Mii Giaa festival of Barayonwa Dere people is a cultural performance that is done annually during the third quarter of the year. Various masquerades are displayed during the festival: Gbaratela, Varasuube, Piirakpaige,Tuutuna, Erusake, Tekioko and Kpogba. The masquerades play various roles during the festival. Libation is poured to the gods in Baranyonwa Dere before the festival begins.
Gbaratela is the sport masker who chases people during the festival; they run away from him and try to avoid his hitting them with a shaven stem of plantain. The runners hoot at him when he fails to reach them, establishing that they are better runners. If he succeeds in hitting anyone, the people scatter in different directions and hail him.
Varasuube is the drama of existence in relation to labour, harvest and striving to succeed in life. He leads the people to a plantain tree on which there is a ripe bunch; he touches it with the horn of the mask, symbol of authority used for delegating power to the people to harvest it. They rain blows on the trunk until it falls, not cutting the trunk down with a machete; it is a dramatic action of harvest. When it falls down, they struggle over the fingers of the plantain. Persons who get many are regarded to be stronger and luckier than others.
Piirakpaige is the sport of fencing. Two persons engage in a duel fencing against one another with a referee standing by to separate them, when the game becomes dangerous; he ensures that no one is wounded in course of the play. One person carries a pot of fire on his head while fencing against his opponent; he also puts a green leaf in his mouth – he neither talks nor greets anyone, he demonstrates the serious action of combat practically and facially. The people watch the tense action anticipating the winner depending on the entrants into the competition because they are people they have known- their bravery, valour and competence. These are the criteria they use in judging but a battle is never over until it is seen on the play ground; members of the audience are co-judges with the referee. It is easy to know when one of the persons is always running away from the other or, he is the one who is always defending himself, while the other person is steady.

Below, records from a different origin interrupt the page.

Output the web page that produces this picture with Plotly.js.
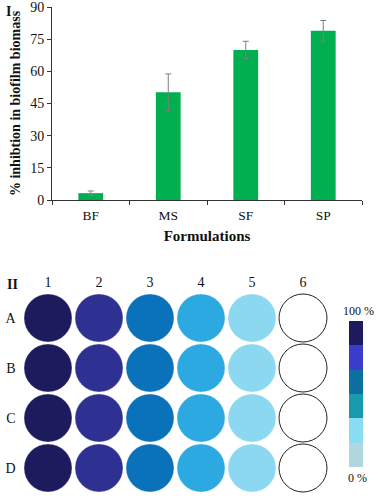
<!DOCTYPE html>
<html>
<head>
<meta charset="utf-8">
<script src="https://cdn.plot.ly/plotly-3.0.1.min.js"></script>
<style>html,body{margin:0;padding:0;background:#fff;}#chart{width:378px;height:496px;}</style>
</head>
<body>
<div id="chart"></div>
<script>
// Panel I data
const formulations = ['BF', 'MS', 'SF', 'SP'];
const inhibition = [3.2, 50.3, 70.0, 78.9];
const inhibitionErr = [1.0, 8.5, 4.0, 4.8];
const yTicks = [0, 15, 30, 45, 60, 75, 90];

// Panel II data (well plate)
const plateRows = ['A', 'B', 'C', 'D'];
const plateCols = ['1', '2', '3', '4', '5', '6'];
const colColors = ['#1E1A5E', '#2E3192', '#0A72BA', '#2BA9E0', '#8BD8F0', '#FFFFFF'];
const legendLevels = [0, 1, 2, 3, 4, 5];
const legendColors = ['#B0D6DE', '#8ADCF2', '#1A9AAE', '#0B6FA0', '#3B3BCC', '#1E1A60'];

const W = 378, H = 496;
const serif = 'Liberation Serif, Times New Roman, serif';

// build well positions
const wx = [], wy = [], wc = [], wl = [];
plateRows.forEach(r => {
  plateCols.forEach((c, j) => {
    wx.push(c); wy.push(r); wc.push(colColors[j]);
    wl.push(j === plateCols.length - 1 ? '#222' : 'rgba(255,255,255,0.3)');
  });
});

const traces = [
  {
    type: 'bar', x: formulations, y: inhibition,
    marker: {color: '#00B050'},
    error_y: {type: 'data', array: inhibitionErr, visible: true, color: '#7f7f7f', thickness: 1, width: 3},
    xaxis: 'x', yaxis: 'y', hoverinfo: 'none', cliponaxis: false
  },
  {
    type: 'scatter', mode: 'markers', x: wx, y: wy,
    marker: {size: 48, color: wc, line: {color: wl, width: 1}},
    xaxis: 'x2', yaxis: 'y2', hoverinfo: 'none', cliponaxis: false
  },
  {
    type: 'heatmap', z: legendLevels.map(v => [v]), x: [0], y: legendLevels,
    zmin: 0, zmax: 5,
    colorscale: legendColors.map((c, i) => [i / 5, c]),
    showscale: false, xaxis: 'x3', yaxis: 'y3', hoverinfo: 'none'
  }
];

const layout = {
  width: W, height: H,
  margin: {l: 0, r: 0, t: 0, b: 0},
  paper_bgcolor: '#fff', plot_bgcolor: '#fff',
  showlegend: false,
  font: {family: serif, size: 13, color: '#111'},
  bargap: 0.68,
  xaxis: {
    domain: [52 / W, 362 / W], anchor: 'y',
    showline: true, linecolor: '#333', linewidth: 1,
    ticks: 'outside', ticklen: 4, tickcolor: '#333', tickson: 'boundaries',
    tickfont: {family: serif, size: 13.5, color: '#111'}, ticklabelstandoff: 3,
    ticklabeloverflow: 'allow',
    title: {text: '<b>Formulations</b>', font: {family: serif, size: 15, color: '#111'}, standoff: 8},
    showgrid: false, zeroline: false, fixedrange: true
  },
  yaxis: {
    domain: [1 - 200 / H, 1 - 7 / H], anchor: 'x',
    range: [0, 90], tickmode: 'array', tickvals: yTicks, ticktext: yTicks.map(String),
    showline: true, linecolor: '#333', linewidth: 1,
    ticks: 'outside', ticklen: 4, tickcolor: '#333',
    tickfont: {family: serif, size: 14, color: '#111'},
    ticklabeloverflow: 'allow',
    title: {text: '<b>% inhibtion in biofilm biomass</b>', font: {family: serif, size: 14, color: '#111'}, standoff: 6},
    showgrid: false, zeroline: false, fixedrange: true
  },
  xaxis2: {
    domain: [22.5 / W, 328.5 / W], anchor: 'y2', side: 'top',
    type: 'category', categoryorder: 'array', categoryarray: plateCols,
    range: [-0.5, 5.5], showline: false, showgrid: false, zeroline: false, ticks: '',
    tickfont: {family: serif, size: 14, color: '#111'}, ticklabelstandoff: 2,
    ticklabeloverflow: 'allow'
  },
  yaxis2: {
    domain: [1 - 493 / H, 1 - 293 / H], anchor: 'x2',
    type: 'category', categoryorder: 'array', categoryarray: plateRows,
    range: [3.5, -0.5], showline: false, showgrid: false, zeroline: false, ticks: '',
    tickfont: {family: serif, size: 14, color: '#111'}, ticklabelstandoff: 6,
    ticklabeloverflow: 'allow'
  },
  xaxis3: {
    domain: [349 / W, 363 / W], anchor: 'y3', range: [-0.5, 0.5],
    visible: false, fixedrange: true
  },
  yaxis3: {
    domain: [1 - 467 / H, 1 - 321 / H], anchor: 'x3', range: [-0.5, 5.5],
    visible: false, fixedrange: true
  },
  annotations: [
    {text: '<b>I</b>', xref: 'paper', yref: 'paper', x: 4 / W, y: 1 - 12 / H, xanchor: 'left', yanchor: 'middle', showarrow: false, font: {family: serif, size: 14, color: '#111'}},
    {text: '<b>II</b>', xref: 'paper', yref: 'paper', x: 5 / W, y: 1 - 284 / H, xanchor: 'left', yanchor: 'middle', showarrow: false, font: {family: serif, size: 14, color: '#111'}},
    {text: '100 %', xref: 'paper', yref: 'paper', x: 358 / W, y: 1 - 311 / H, xanchor: 'center', yanchor: 'middle', showarrow: false, font: {family: serif, size: 12, color: '#111'}},
    {text: '0 %', xref: 'paper', yref: 'paper', x: 357 / W, y: 1 - 478 / H, xanchor: 'center', yanchor: 'middle', showarrow: false, font: {family: serif, size: 12, color: '#111'}}
  ]
};

Plotly.newPlot('chart', traces, layout, {staticPlot: true, displayModeBar: false});
</script>
</body>
</html>
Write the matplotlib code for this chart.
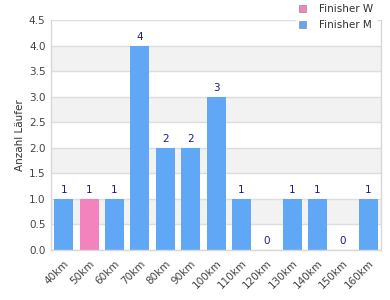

Kpogba mimes the action of motherhood. The masker is pregnant with child, carries an old raffia basin used for carrying kitchen utensils to farm. The masker is the symbol of mother heading to her farm to plant crops – a double role which the masker plays: mother of children, a means of procreation for the continuity of the race and, mother of the earth – earth being mother and a source of regeneration and fertility of crops.
Tekioko mimes the action of people exchanging fisticuffs. He carries an empty stem of crustacean with which he defends himself against the opponent’s blows. Any time the opponent attempts to hit him hard on any parts of his body, he wedges it off with the empty stem of crustacean. He is also a comedian who makes humorous remarks but, everyone watches him carefully to avoid his wrath or jovial hard knocks which he often directs to the head.
Young persons who grow into the culture learn the consciousness through listening to the songs of Gbaratela, participating in the festival as drummers, singers, dancers, runners, maskers and audience. It is a period of conviviality, re-union and relaxation of all interested persons from the community, who have not lost interest in the festival because of Christianity, education and urbanization.